De zeer geliefde thematiek van de Tronende Madonna met Kind, die eigenlijk in het Johannesretabel al haar eerste monumentale vorm kreeg, nam Mengling in deze late periode opnieuw op om er een groepsportret van een gezin rond te scharen. Het zogenaamde Altaarstuk van Jacob Floreins (Parijs, Louvre) combineert inderdaad het motief van de Madonna op een troon in een open architectuur met het familieportret zoals op de Moreel-triptiek.
Zoals reeds eerder aangestipt, is er al vanaf de Moreel-triptiek in een aantal werken een groeiende vrijheid en dynamiek in de schilderkunstige factuur te bespeuren die veeleer in een toetsenstructuur aan de oppervlakte dan in een vervloeiende versmelting van het modelé tot uiting komen. Deze "modernere" technische benadering van het geschilderde beeld vindt haar extreme resultante in twee werken bewaard in de Capilla Real van Granada. Zowel de Tronende Madonna met Kind [afb. 25] als de Diptiek met de Kruisafneming hebben een zelfde pasteuze schriftuur, die bij fotografische vergroting een verrassend directe penseelslag vertoont.
Ook het Portret van Jacob Obrecht , dat pas in 1496, twee jaar na de dood van Hans Memling, door een andere hand werd afgewerkt, maar door zijn stijl en buitengewone kwaliteit volgens mij wel op zijn actief kan worden gezet, vertoont een stevigheid in de schilderkunstige materie en een robuustheid in het voorkomen die wellicht Memlings "ultima maniera" mede illustreren.

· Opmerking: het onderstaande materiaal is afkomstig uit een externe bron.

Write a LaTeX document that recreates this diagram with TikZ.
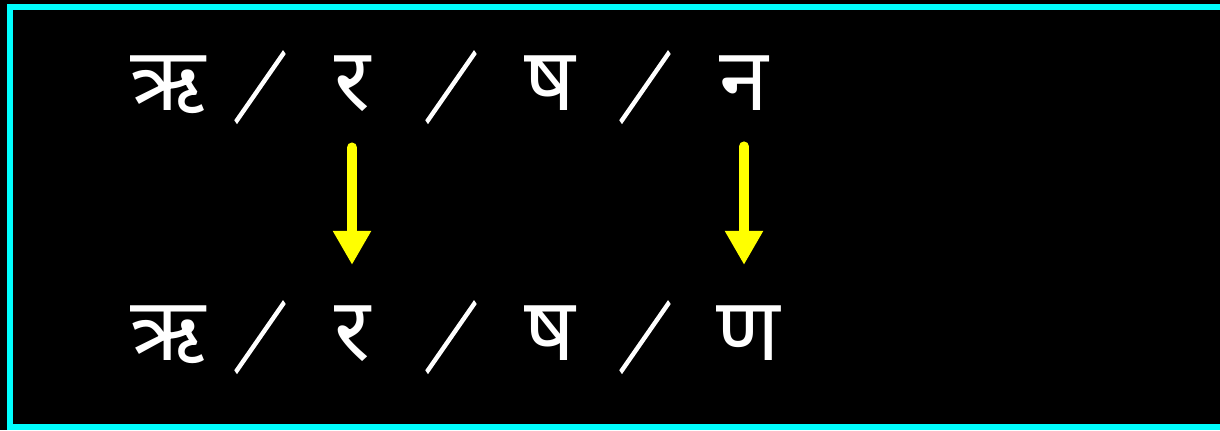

Memling overleed op 11 augustus 1494 en werd begraven op het kerkhof van de Sint-Gilliskerk. Deze gegevens werden opgetekend door Rombout de Dappere, bisschoppelijk notaris die ook de akte van de translatie van de relieken voor het Ursulaschrijn had opgesteld. Op 10 december 1495 werd de erfenis van zijn bezittingen voor zijn drie kinderen ingeschreven. Zij waren toen nog steeds minderjarig. Nog in 1534 en later komen in de rekeningen van de parochiekerk van Seligenstadt vermeldingen voor van jaargetijden van vier missen, voor ene "Henne Mommelings", burger van Brugge in Vlaanderen. Vermoedelijk heeft hijzelf nog deze stichting in zijn geboortestad geregeld.